2016 erfanden sie die AZ neu und legten den Fokus auf investigativen Journalismus sowie Gesellschaftsreportagen. «Es funktionierte. Das war an den steigenden Abozahlen zu erkennen, die sich Jahrzehnte lang auf einer Talfahrt befanden.»
Mittlerweile arbeitet Marlon Rusch in der Schweizer Redaktion der deutschen Wochenzeitung «Die Zeit»

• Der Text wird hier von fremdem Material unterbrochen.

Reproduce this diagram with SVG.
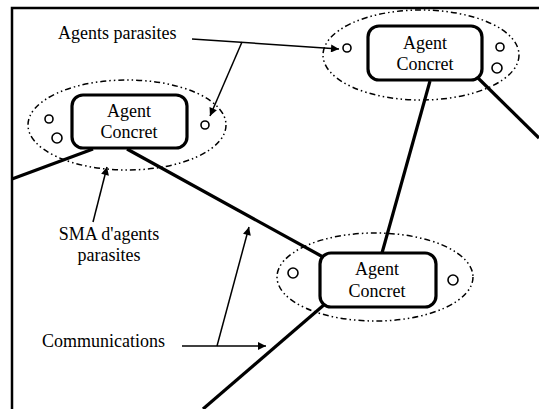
<svg xmlns="http://www.w3.org/2000/svg" width="539" height="409" viewBox="0 0 539 409" font-family="Liberation Serif, Times New Roman, serif" font-size="18">
<style>
.c{text-anchor:middle}
.box{fill:#fff;stroke:#000;stroke-width:3.2}
.ell{fill:none;stroke:#000;stroke-width:1.5;stroke-dasharray:6 3 1.5 3 1.5 3}
.dot{fill:#fff;stroke:#000;stroke-width:1.6}
.link{stroke:#000;stroke-width:3.2;fill:none}
.ann{stroke:#000;stroke-width:1.5;fill:none}
.arr{marker-end:url(#ah)}
.frame{stroke:#000;stroke-width:2.5;fill:none}
</style>
<defs>
<marker id="ah" viewBox="0 0 10 10" refX="10" refY="5" markerWidth="10" markerHeight="8" markerUnits="userSpaceOnUse" orient="auto">
<path d="M0,0 L10,5 L0,10 z" fill="#000"/>
</marker>
</defs>
<rect width="539" height="409" fill="#fff"/>
<path class="frame" d="M12,409 L12,8 L539,8"/>
<g id="connectors">
<line class="link" x1="12" y1="179" x2="93" y2="149"/>
<line class="link" x1="127" y1="149" x2="323" y2="257"/>
<line class="link" x1="430" y1="81" x2="382" y2="253"/>
<line class="link" x1="478" y1="78" x2="539" y2="138"/>
<line class="link" x1="325" y1="304" x2="203" y2="409"/>
</g>
<g id="node1">
<ellipse class="ell" cx="127" cy="125" rx="99" ry="45"/>
<circle class="dot" cx="49" cy="119" r="4"/>
<circle class="dot" cx="57" cy="138" r="5"/>
<circle class="dot" cx="205" cy="125" r="4"/>
<rect class="box" x="72" y="95" width="115" height="53" rx="11"/>
<text class="c" x="129" y="117">Agent</text>
<text class="c" x="129" y="138">Concret</text>
</g>
<g id="node2">
<ellipse class="ell" cx="421" cy="55" rx="98" ry="45"/>
<circle class="dot" cx="347" cy="48" r="4"/>
<circle class="dot" cx="500" cy="47" r="4"/>
<circle class="dot" cx="497" cy="68" r="5"/>
<rect class="box" x="368" y="26" width="114" height="54" rx="11"/>
<text class="c" x="425" y="49">Agent</text>
<text class="c" x="425" y="70">Concret</text>
</g>
<g id="node3">
<ellipse class="ell" cx="375" cy="277" rx="98" ry="44"/>
<circle class="dot" cx="293" cy="273" r="5"/>
<circle class="dot" cx="453" cy="280" r="5"/>
<rect class="box" x="320" y="253" width="116" height="54" rx="11"/>
<text class="c" x="377" y="275">Agent</text>
<text class="c" x="377" y="297">Concret</text>
</g>
<g id="annotations">
<text x="58" y="39">Agents parasites</text>
<line class="ann arr" x1="192" y1="39" x2="339" y2="49"/>
<line class="ann arr" x1="242" y1="42" x2="210" y2="116"/>
<text class="c" x="109" y="240">SMA d'agents</text>
<text class="c" x="109" y="261">parasites</text>
<line class="ann arr" x1="93" y1="222" x2="107" y2="167"/>
<text x="42" y="347">Communications</text>
<line class="ann arr" x1="182" y1="346" x2="266" y2="346"/>
<line class="ann arr" x1="217" y1="346" x2="249" y2="227"/>
</g>
</svg>
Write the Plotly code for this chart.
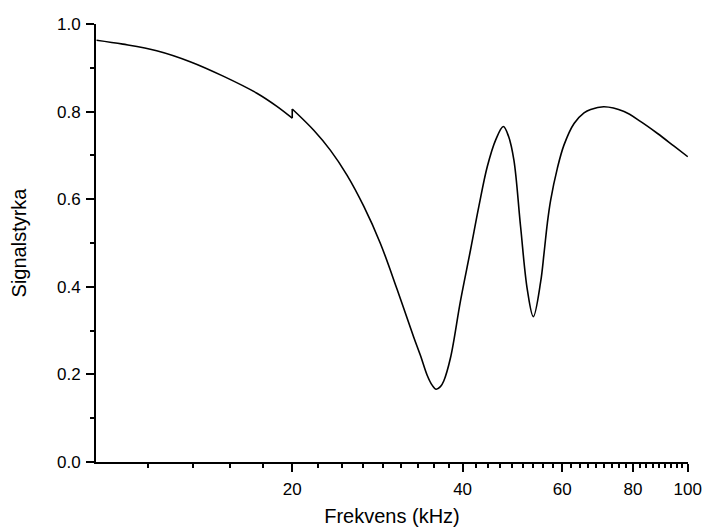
import plotly.graph_objects as go
import numpy as np

# --- data (frequency in kHz, signal strength) ---
freq_low = [9.02, 10.04, 11.52, 13.20, 15.10, 17.32, 18.79, 20.0]
signal_low = [0.963, 0.954, 0.939, 0.914, 0.881, 0.842, 0.812, 0.785]

freq_high = [20.0, 21.81, 23.35, 24.99, 26.75, 28.63, 30.63, 32.79, 33.70, 34.63,
             35.31, 35.92, 36.55, 37.05, 38.08, 39.66, 41.31, 42.73, 44.22, 45.75,
             47.21, 48.24, 49.29, 50.65, 52.06, 53.34, 54.95, 55.72, 56.47, 57.24,
             58.83, 60.44, 62.96, 65.56, 67.36, 71.13, 77.17, 82.59, 88.42, 94.59,
             100.0]
signal_high = [0.806, 0.758, 0.712, 0.655, 0.584, 0.499, 0.395, 0.285, 0.243, 0.198,
               0.176, 0.166, 0.172, 0.185, 0.238, 0.368, 0.484, 0.583, 0.674, 0.735,
               0.766, 0.743, 0.689, 0.537, 0.393, 0.332, 0.411, 0.477, 0.545, 0.598,
               0.671, 0.724, 0.773, 0.797, 0.805, 0.811, 0.800, 0.777, 0.750, 0.721,
               0.697]

x_major = [20, 40, 60, 80, 100]
x_major_labels = ["20", "40", "60", "80", "100"]
x_minor_step = 20 / 9
y_major = [0.0, 0.2, 0.4, 0.6, 0.8, 1.0]
y_minor = [0.1, 0.3, 0.5, 0.7, 0.9]

x_minor = [round(20 + k * x_minor_step, 4) for k in range(-4, 37)]
x_minor = [v for v in x_minor if all(abs(v - m) > 0.01 for m in x_major) and v <= 100]

font_family = "Liberation Sans, Arial, sans-serif"
line_style = dict(color="black", width=1.6)

fig = go.Figure()
fig.add_trace(go.Scatter(x=freq_low, y=signal_low, mode="lines",
                         line=dict(**line_style, shape="spline", smoothing=1.0),
                         showlegend=False, hoverinfo="skip", cliponaxis=False))
fig.add_trace(go.Scatter(x=[freq_low[-1], freq_high[0]], y=[signal_low[-1], signal_high[0]],
                         mode="lines", line=dict(**line_style), showlegend=False, hoverinfo="skip"))
fig.add_trace(go.Scatter(x=freq_high, y=signal_high, mode="lines",
                         line=dict(**line_style, shape="spline", smoothing=1.0),
                         showlegend=False, hoverinfo="skip", cliponaxis=False))

fig.update_layout(
    width=702, height=527,
    margin=dict(l=96, r=14, t=24, b=65),
    paper_bgcolor="white", plot_bgcolor="white",
    font=dict(family=font_family, color="black", size=17),
    xaxis=dict(
        type="log", range=[np.log10(9.0), 2.0004], automargin=False,
        tickmode="array", tickvals=x_major, ticktext=x_major_labels,
        ticks="outside", ticklen=8, tickwidth=1.5, tickcolor="black",
        showline=True, linecolor="black", linewidth=2, mirror=False,
        showgrid=False, zeroline=False, ticklabeloverflow="allow",
        tickfont=dict(size=17), ticklabelstandoff=3,
        minor=dict(tickmode="array", tickvals=x_minor, ticks="outside",
                   ticklen=4, tickwidth=1.5, tickcolor="black", showgrid=False),
        title=dict(text="Frekvens (kHz)", font=dict(size=20), standoff=14),
    ),
    yaxis=dict(
        range=[0, 1.0], automargin=False,
        tickmode="array", tickvals=y_major, tickformat=".1f",
        ticks="outside", ticklen=8, tickwidth=1.5, tickcolor="black",
        showline=True, linecolor="black", linewidth=2, mirror=False,
        showgrid=False, zeroline=False,
        tickfont=dict(size=17), ticklabelstandoff=2,
        minor=dict(tickmode="array", tickvals=y_minor, ticks="outside",
                   ticklen=4, tickwidth=1.5, tickcolor="black", showgrid=False),
        title=dict(text="Signalstyrka", font=dict(size=20), standoff=25),
    ),
)

fig.write_html("out.html")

Zwischen Genie und Wahnsinn
«Kochen verblödet – Kochen tötet – Kochen macht süchtig und krank – Milchprodukte auch – Brot sowieso» schrieb Erich Schlatter einst neben den Eingang zur Migros in der Vorstadt. Von solchen «Schriften» gab es in den Neunzigerjahren viele in der Stadt. Diese zeigten eine kuriose und zum Schmunzeln bringende Seite des weitherum bekannten Stadtoriginals. Eine andere Seite von Schlatter hingegen irritierte die Menschen stark – milde ausgedrückt. Denn er führte gar eine Todesliste namens «Rohe Weihnachten» und war der Auffassung, dass es erst wieder eine «Frohe Weihnacht» gibt, wenn alle aufgelisteten Personen totgeschlagen oder gehenkt wurden. Daniel Jenne, damaliger Leiter des Strafverkehrsamts, und Oskar Wanner, damaliger Leiter der Klinik Breitenau, prangerten am sichtbarsten darauf.